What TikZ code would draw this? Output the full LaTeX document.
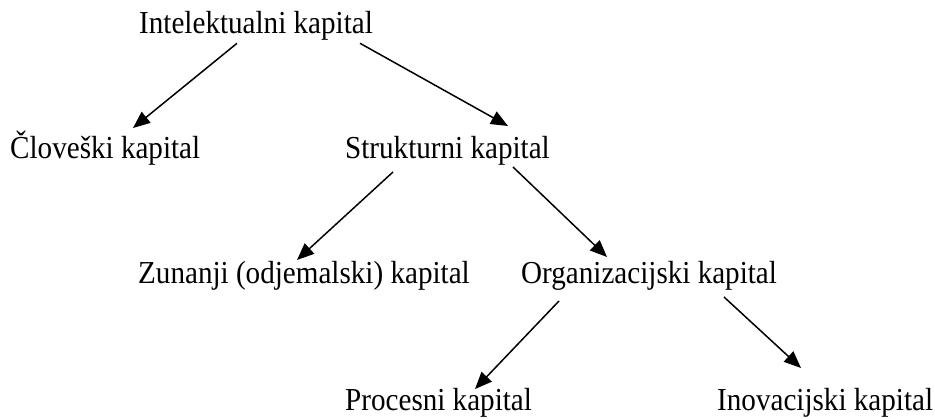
\documentclass[tikz,border=0pt]{standalone}
\usepackage{fontspec}
\setmainfont{Liberation Serif}[FakeStretch=0.91]
\usetikzlibrary{arrows.meta,calc}
\begin{document}
\begin{tikzpicture}[x=1pt,y=-1pt,
  lbl/.style={anchor=base west,inner sep=0pt,font=\fontsize{32}{38}\selectfont},
  arr/.style={draw=black,line width=1.5pt,-{Triangle[length=17pt,width=14pt]}}]
\useasboundingbox[fill=white] (0,0) rectangle (935,419);
\node[lbl] (intel) at (139,33.3) {Intelektualni kapital};
\node[lbl] (clov) at (10,159) {Človeški kapital};
\node[lbl] (strk) at (345,158.5) {Strukturni kapital};
\node[lbl] (zun) at (138,284) {Zunanji (odjemalski) kapital};
\node[lbl] (org) at (521,284) {Organizacijski kapital};
\node[lbl] (proc) at (345,411) {Procesni kapital};
\node[lbl] (inov) at (717,411) {Inovacijski kapital};
\draw[arr] ($(intel.base west)+(98,10)$) -- ($(clov.base west)+(123,-31)$);
\draw[arr] ($(intel.base west)+(221,10)$) -- ($(strk.base west)+(163,-32.5)$);
\draw[arr] ($(strk.base west)+(48,13.5)$) -- ($(zun.base west)+(159,-24)$);
\draw[arr] ($(strk.base west)+(168,8.5)$) -- ($(org.base west)+(86,-27)$);
\draw[arr] ($(org.base west)+(38,17)$) -- ($(proc.base west)+(130,-22)$);
\draw[arr] ($(org.base west)+(203,13)$) -- ($(inov.base west)+(84,-43)$);
\end{tikzpicture}
\end{document}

## [WHAT TO WORK ON]
Word for word, quote the full listing, omitting every picture.

## [RESPONSE]
What TikZ code would draw this? Output the full LaTeX document.
\documentclass[tikz,border=0pt]{standalone}
\usepackage{fontspec}
\setmainfont{Liberation Serif}[FakeStretch=0.91]
\usetikzlibrary{arrows.meta,calc}
\begin{document}
\begin{tikzpicture}[x=1pt,y=-1pt,
  lbl/.style={anchor=base west,inner sep=0pt,font=\fontsize{32}{38}\selectfont},
  arr/.style={draw=black,line width=1.5pt,-{Triangle[length=17pt,width=14pt]}}]
\useasboundingbox[fill=white] (0,0) rectangle (935,419);
\node[lbl] (intel) at (139,33.3) {Intelektualni kapital};
\node[lbl] (clov) at (10,159) {Človeški kapital};
\node[lbl] (strk) at (345,158.5) {Strukturni kapital};
\node[lbl] (zun) at (138,284) {Zunanji (odjemalski) kapital};
\node[lbl] (org) at (521,284) {Organizacijski kapital};
\node[lbl] (proc) at (345,411) {Procesni kapital};
\node[lbl] (inov) at (717,411) {Inovacijski kapital};
\draw[arr] ($(intel.base west)+(98,10)$) -- ($(clov.base west)+(123,-31)$);
\draw[arr] ($(intel.base west)+(221,10)$) -- ($(strk.base west)+(163,-32.5)$);
\draw[arr] ($(strk.base west)+(48,13.5)$) -- ($(zun.base west)+(159,-24)$);
\draw[arr] ($(strk.base west)+(168,8.5)$) -- ($(org.base west)+(86,-27)$);
\draw[arr] ($(org.base west)+(38,17)$) -- ($(proc.base west)+(130,-22)$);
\draw[arr] ($(org.base west)+(203,13)$) -- ($(inov.base west)+(84,-43)$);
\end{tikzpicture}
\end{document}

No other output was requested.